## YOUR INSTRUCTIONS
The lines from the top of the material through the line with "import plotly.graph_objects as go" are to be set down exactly. Leave the pictures out.
───── STORED DATA
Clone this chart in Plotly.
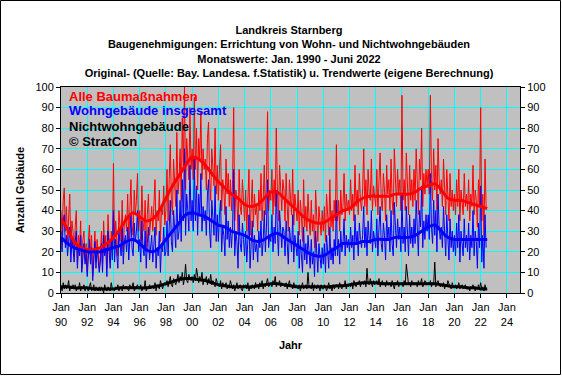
import plotly.graph_objects as go

# ---------------- data (monthly, Jan 1990 - Jun 2022) ----------------
start_year = 1990
alle = [
    40, 28, 45, 51, 30, 42, 25, 36, 48, 22, 35, 30,   # 1990
    18, 32, 40, 15, 28, 22, 35, 12, 26, 30, 16, 24,   # 1991
    10, 25, 33, 18, 28, 8, 22, 30, 15, 26, 20, 12,    # 1992
    18, 30, 14, 35, 22, 28, 12, 38, 25, 16, 30, 20,   # 1993
    63, 22, 35, 28, 18, 40, 30, 25, 45, 20, 34, 38,   # 1994
    30, 48, 25, 42, 55, 33, 28, 50, 38, 45, 58, 30,   # 1995
    40, 25, 52, 35, 30, 45, 22, 38, 48, 28, 35, 42,   # 1996
    30, 45, 55, 28, 40, 35, 50, 25, 42, 38, 52, 33,   # 1997
    40, 60, 35, 55, 72, 45, 38, 65, 50, 42, 78, 48,   # 1998
    55, 70, 45, 85, 60, 100, 50, 75, 65, 55, 90, 60,  # 1999
    70, 55, 95, 60, 80, 50, 75, 65, 88, 55, 70, 60,   # 2000
    65, 50, 75, 83, 55, 45, 70, 60, 52, 80, 48, 62,   # 2001
    45, 60, 72, 40, 55, 50, 38, 65, 48, 58, 42, 55,   # 2002
    40, 55, 90, 35, 50, 45, 30, 60, 42, 38, 55, 45,   # 2003
    35, 50, 30, 45, 60, 28, 40, 55, 32, 48, 38, 42,   # 2004
    30, 50, 40, 58, 35, 45, 62, 38, 55, 88, 40, 50,   # 2005
    45, 60, 38, 55, 42, 80, 50, 35, 62, 48, 40, 55,   # 2006
    50, 35, 58, 42, 30, 55, 45, 38, 60, 33, 48, 40,   # 2007
    35, 50, 28, 45, 38, 25, 55, 32, 42, 30, 48, 36,   # 2008
    28, 45, 30, 38, 22, 50, 32, 25, 42, 35, 28, 40,   # 2009
    30, 42, 25, 48, 35, 28, 55, 32, 40, 30, 45, 35,   # 2010
    72, 35, 45, 30, 50, 38, 42, 58, 35, 48, 40, 45,   # 2011
    38, 55, 40, 48, 35, 62, 42, 50, 38, 58, 45, 40,   # 2012
    50, 70, 42, 55, 38, 60, 48, 45, 65, 40, 52, 48,   # 2013
    42, 60, 38, 55, 68, 45, 40, 58, 50, 35, 62, 48,   # 2014
    55, 40, 65, 45, 38, 70, 50, 42, 60, 48, 55, 40,   # 2015
    96, 45, 55, 40, 68, 50, 38, 62, 45, 55, 42, 60,   # 2016
    45, 70, 50, 38, 65, 55, 80, 42, 58, 48, 60, 52,   # 2017
    60, 48, 96, 55, 45, 70, 50, 62, 40, 75, 55, 48,   # 2018
    55, 42, 65, 45, 38, 60, 48, 35, 58, 42, 50, 40,   # 2019
    48, 38, 55, 42, 60, 35, 50, 45, 38, 58, 42, 48,   # 2020
    40, 55, 35, 48, 42, 62, 38, 50, 45, 32, 55, 42,   # 2021
    90, 35, 48, 28, 65, 42,                           # 2022
]
wohn = [
    30, 20, 35, 38, 22, 28, 18, 25, 32, 15, 26, 22,
    15, 25, 30, 12, 22, 18, 28, 10, 20, 24, 14, 19,
    8, 20, 26, 14, 22, 6, 18, 25, 12, 22, 16, 10,
    15, 24, 10, 28, 18, 22, 8, 30, 20, 12, 25, 16,
    40, 15, 26, 20, 12, 30, 22, 18, 32, 14, 25, 28,
    20, 32, 16, 28, 38, 22, 18, 34, 25, 30, 40, 20,
    26, 15, 35, 22, 18, 30, 12, 24, 32, 16, 22, 28,
    15, 26, 32, 12, 22, 18, 30, 10, 24, 20, 32, 18,
    20, 35, 18, 32, 45, 25, 20, 40, 28, 22, 50, 26,
    30, 45, 25, 55, 35, 70, 28, 48, 40, 30, 62, 35,
    45, 30, 65, 35, 52, 28, 48, 38, 58, 30, 42, 35,
    40, 28, 48, 55, 30, 22, 45, 35, 28, 52, 25, 38,
    25, 38, 45, 20, 32, 28, 18, 42, 26, 35, 22, 32,
    22, 32, 60, 18, 30, 25, 12, 38, 24, 20, 34, 26,
    18, 30, 15, 26, 38, 12, 22, 35, 16, 28, 20, 24,
    15, 30, 22, 35, 18, 25, 40, 20, 32, 55, 22, 28,
    25, 38, 20, 32, 24, 50, 30, 18, 40, 28, 22, 32,
    30, 18, 35, 24, 14, 32, 26, 20, 38, 15, 28, 22,
    18, 30, 12, 26, 20, 10, 32, 16, 24, 14, 28, 20,
    12, 26, 14, 20, 8, 30, 16, 10, 24, 18, 12, 22,
    14, 24, 10, 28, 18, 12, 32, 16, 22, 14, 26, 18,
    45, 18, 26, 14, 30, 20, 24, 36, 18, 28, 22, 26,
    20, 32, 22, 28, 16, 38, 24, 30, 18, 34, 26, 22,
    28, 42, 22, 32, 18, 35, 26, 24, 40, 20, 30, 26,
    22, 36, 18, 32, 42, 24, 20, 34, 28, 16, 38, 26,
    32, 20, 40, 24, 18, 44, 28, 22, 36, 26, 32, 20,
    48, 24, 32, 20, 42, 28, 18, 38, 24, 32, 22, 36,
    24, 45, 28, 18, 40, 32, 52, 22, 35, 26, 38, 30,
    38, 26, 58, 32, 24, 45, 28, 40, 20, 48, 32, 26,
    32, 22, 42, 24, 18, 38, 26, 16, 36, 22, 30, 20,
    28, 18, 34, 22, 38, 15, 30, 24, 18, 36, 22, 28,
    20, 34, 16, 28, 22, 40, 18, 30, 25, 12, 34, 22,
    52, 15, 28, 12, 38, 22,
]
nichtwohn = [
    3, 1, 5, 2, 4, 2, 3, 6, 1, 3, 2, 4,
    2, 4, 1, 3, 2, 5, 1, 3, 2, 4, 1, 3,
    2, 1, 3, 5, 1, 2, 4, 1, 3, 2, 1, 3,
    1, 3, 2, 0, 4, 2, 1, 3, 2, 1, 5, 2,
    2, 1, 3, 2, 4, 1, 2, 3, 1, 4, 2, 3,
    3, 2, 1, 4, 2, 3, 5, 1, 2, 3, 4, 2,
    2, 4, 1, 3, 2, 6, 1, 3, 2, 4, 2, 3,
    3, 2, 5, 1, 4, 3, 2, 6, 3, 2, 4, 5,
    4, 6, 3, 5, 8, 4, 3, 7, 5, 4, 6, 9,
    5, 8, 6, 10, 4, 7, 14, 6, 5, 9, 7, 6,
    8, 5, 9, 6, 12, 7, 5, 8, 6, 10, 4, 7,
    6, 8, 4, 7, 5, 9, 4, 6, 5, 3, 7, 5,
    4, 3, 6, 2, 5, 4, 3, 5, 2, 4, 3, 6,
    3, 2, 4, 1, 3, 5, 2, 3, 4, 2, 1, 4,
    3, 4, 2, 5, 1, 3, 2, 4, 3, 2, 5, 3,
    4, 2, 5, 3, 6, 2, 4, 3, 5, 7, 3, 4,
    5, 3, 6, 4, 8, 3, 5, 4, 6, 3, 5, 4,
    4, 3, 5, 2, 4, 6, 3, 4, 2, 5, 3, 4,
    3, 2, 4, 1, 3, 5, 2, 3, 4, 2, 10, 3,
    3, 2, 5, 1, 4, 3, 2, 4, 3, 1, 4, 2,
    2, 4, 3, 1, 3, 5, 2, 3, 1, 4, 2, 3,
    3, 4, 2, 5, 3, 2, 4, 3, 6, 2, 4, 3,
    4, 3, 5, 2, 6, 4, 3, 5, 4, 6, 3, 5,
    5, 4, 6, 3, 12, 5, 4, 7, 5, 3, 6, 4,
    5, 6, 4, 7, 3, 5, 6, 4, 5, 3, 6, 4,
    4, 5, 3, 6, 4, 2, 5, 4, 6, 3, 5, 4,
    5, 3, 6, 4, 14, 8, 4, 5, 3, 6, 4, 5,
    4, 5, 3, 6, 4, 5, 7, 3, 4, 6, 5, 4,
    5, 4, 6, 3, 5, 4, 15, 3, 5, 6, 4, 3,
    4, 3, 5, 2, 4, 3, 6, 4, 3, 2, 5, 3,
    3, 4, 2, 3, 5, 2, 3, 4, 2, 3, 4, 2,
    2, 3, 1, 3, 2, 4, 2, 1, 3, 2, 4, 2,
    5, 2, 3, 1, 4, 2,
]

# trend values (half-yearly: Jan, Jul of each year 1990..2022)
trend_alle = [36, 31, 25, 22, 21, 21, 22, 24, 27, 31, 36, 39, 37, 35, 36, 40,
              46, 52, 57, 62, 66, 65, 62, 58, 54, 51, 48, 46, 43, 42, 43, 46,
              49, 49, 46, 43, 40, 37, 35, 34, 34, 36, 38, 40, 41, 44, 46, 47,
              47, 47, 47, 48, 48, 48, 49, 51, 52, 53, 50, 46, 45, 45, 44, 43,
              42, 41]
trend_wohn = [27, 24, 22, 21, 20, 20, 20, 21, 22, 23, 25, 26, 24, 21, 20, 22,
              26, 30, 34, 38, 39, 38, 37, 35, 33, 32, 30, 29, 28, 26, 25, 26,
              28, 29, 27, 25, 23, 21, 19, 18, 18, 20, 22, 24, 24, 24, 25, 25,
              26, 26, 26, 27, 27, 27, 28, 30, 32, 33, 30, 27, 26, 26, 26, 26,
              26, 26]
trend_nicht = [3, 3, 2.5, 2.5, 2.5, 2, 2, 2, 2, 2.5, 2.5, 2.5, 2.5, 2.5, 3, 3.5,
               4.5, 5.5, 6.5, 7, 7, 6.5, 6, 5, 4, 3.5, 3, 3, 3, 3, 3.5, 4,
               4.5, 4.5, 4, 3.5, 3, 3, 3, 3, 3, 3, 3.5, 3.5, 4, 4.5, 5, 5,
               5, 4.5, 4.5, 4.5, 4.5, 4.5, 4.5, 4.5, 4.5, 4.5, 4, 3.5, 3, 3,
               2.5, 2.5, 2, 2]

tick_years = list(range(1990, 2025, 2))
tick_text = ["Jan<br>%02d" % (y % 100) for y in tick_years]
y_ticks = list(range(0, 101, 10))

title_lines = ["Landkreis Starnberg",
               "Baugenehmigungen: Errichtung von Wohn- und Nichtwohngebäuden",
               "Monatswerte: Jan. 1990 - Juni 2022",
               "Original- (Quelle: Bay. Landesa. f.Statistik) u. Trendwerte (eigene Berechnung)"]
legend_labels = ["Alle Baumaßnahmen", "Wohngebäude insgesamt", "Nichtwohngebäude", "© StratCon"]

# ---------------- figure ----------------
xm = [start_year + i / 12 for i in range(len(alle))]
xt = [start_year + i / 2 for i in range(len(trend_alle))]

RED, BLUE, BLACK = "#FF0000", "#0000FF", "#000000"
FONT = "Arial, Liberation Sans, sans-serif"

fig = go.Figure()
fig.add_trace(go.Scatter(x=xm, y=alle, mode="lines", line=dict(color=RED, width=1)))
fig.add_trace(go.Scatter(x=xm, y=wohn, mode="lines", line=dict(color=BLUE, width=1)))
fig.add_trace(go.Scatter(x=xm, y=nichtwohn, mode="lines", line=dict(color=BLACK, width=1)))
fig.add_trace(go.Scatter(x=xt, y=trend_alle, mode="lines", line=dict(color=RED, width=3, shape="spline")))
fig.add_trace(go.Scatter(x=xt, y=trend_wohn, mode="lines", line=dict(color=BLUE, width=3, shape="spline")))
fig.add_trace(go.Scatter(x=xt, y=trend_nicht, mode="lines", line=dict(color=BLACK, width=3, shape="spline")))
fig.add_trace(go.Scatter(x=[start_year], y=[0], yaxis="y2", mode="markers",
                         marker=dict(opacity=0), hoverinfo="skip"))

W, H = 562, 376
L, R, T, B = 61, 42, 87, 83
pw, ph = W - L - R, H - T - B

fig.update_layout(
    width=W, height=H,
    margin=dict(l=L, r=R, t=T, b=B, pad=0, autoexpand=False),
    paper_bgcolor="white", plot_bgcolor="#C0C0C0",
    showlegend=False,
    font=dict(family=FONT, size=11, color="black"),
    title=dict(text="<br>".join("<b>%s</b>" % t for t in title_lines),
               x=(289 - L) / pw, xref="paper", xanchor="center",
               y=1 - 34 / H, yref="container", yanchor="top",
               font=dict(size=11, family=FONT, color="black")),
    xaxis=dict(range=[1990, 2025], tickvals=tick_years, ticktext=tick_text,
               showgrid=True, gridcolor="#00FFFF", gridwidth=1,
               ticks="outside", ticklen=4, tickcolor="black",
               showline=True, linecolor="black", linewidth=1, mirror=True,
               zeroline=False, tickfont=dict(size=11), automargin=False,
               title=dict(text="<b>Jahr</b>", font=dict(size=11), standoff=14)),
    yaxis=dict(range=[0, 100], tickvals=y_ticks,
               showgrid=True, gridcolor="#00FFFF", gridwidth=1,
               ticks="outside", ticklen=4, tickcolor="black",
               showline=True, linecolor="black", linewidth=1, mirror=True,
               zeroline=False, tickfont=dict(size=11), automargin=False,
               title=dict(text="<b>Anzahl Gebäude</b>", font=dict(size=11), standoff=8)),
    yaxis2=dict(range=[0, 100], tickvals=y_ticks, overlaying="y", side="right",
                showgrid=False, ticks="outside", ticklen=4, tickcolor="black",
                zeroline=False, tickfont=dict(size=11), automargin=False),
)

legend_colors = [RED, BLUE, BLACK, BLACK]
legend_y = [96, 111, 126, 141]
for t, c, yy in zip(legend_labels, legend_colors, legend_y):
    fig.add_annotation(text="<b>%s</b>" % t, xref="paper", yref="paper",
                       x=(67 - L) / pw, y=1 - (yy - T) / ph, showarrow=False,
                       xanchor="left", yanchor="middle",
                       font=dict(size=13, family=FONT, color=c))

# outer frame
fig.add_shape(type="rect", xref="paper", yref="paper", layer="above",
              x0=-(L - 0.5) / pw, x1=1 + (R - 1.5) / pw,
              y0=-(B - 1.5) / ph, y1=1 + (T - 0.5) / ph,
              line=dict(color="black", width=1))

fig.write_html("out.html", config={"displayModeBar": False},
               post_script="document.body.style.margin='0';document.body.style.overflow='hidden';")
──────────
## FULL ANSWER
Clone this chart in Plotly.
import plotly.graph_objects as go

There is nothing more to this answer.